Kurz nach 11 verabschiede ich mich auf den langen Weg nach Hause. Zurück zum Südkreuz, auf die Ringbahn warten, einmal um die halbe Stadt, durch Regen nach Hause laufen. Auf der Bahnfahrt verfolge ich die Berichterstattung zu den heutigen Demos, die Neuigkeiten aus den USA…. und TikTok. Dort wieder Ermutigendes. Creators aus den USA berichten auf klandestine Weise über ICE Raids in ihren Städten – sie erzählen in ihren Videos über Tiere oder Mode, statten sie mit den passenden Hashtags aus und halten währenddessen Zettel mit den tatsächlichen Informationen in die Kamera. Andere – besonders queere Creators, erzählen in langen Videos von sich und bitten die Zuschauer*innen, bis zum Ende zu gucken, zu liken, reposten, speichern und kommentieren – dann schüttet TikTok in den USA nämlich Geld für die Videos aus und der Algorithmus schafft Reichweite. Das Geld wird an die ACLU gespendet oder dafür gesammelt, mit den queeren Angehörigen aus einem roten in einen blauen Staat ziehen zu können. Zumindest in meinem TikTok formiert sich Widerstand. Eine Creatorin spielt „Do You Hear The People Sing“ ab und sinniert darüber, wie TikTok sich gerade zum globalen Widerstand gegen den Faschismus wandelt. Es wäre so schön.

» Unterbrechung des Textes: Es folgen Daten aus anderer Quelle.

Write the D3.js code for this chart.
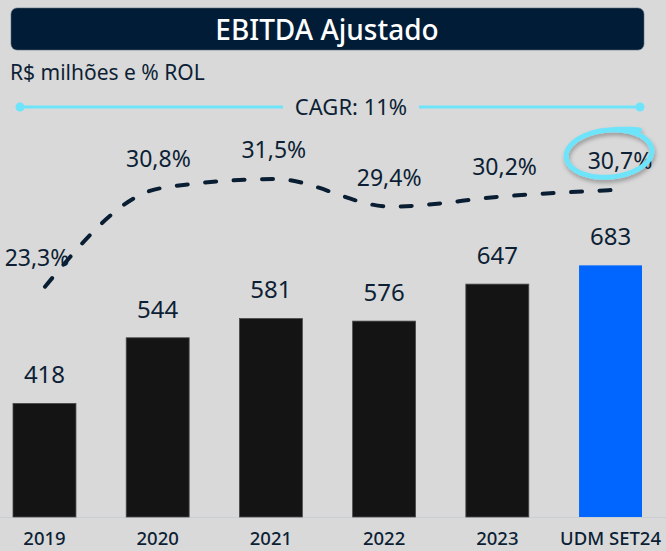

Auf dem Fußweg im Regen höre ich das Lied mehrere Male – ab in die Charts damit – und denke an die vielen Demonstrant*innen in Deutschland, der Slowakei, Serbien und Georgien, die gerade gegen Faschismus und Imperialismus auf die Straße gehen. Vielleicht gibt es ja doch noch ein Quentchen Hoffnung.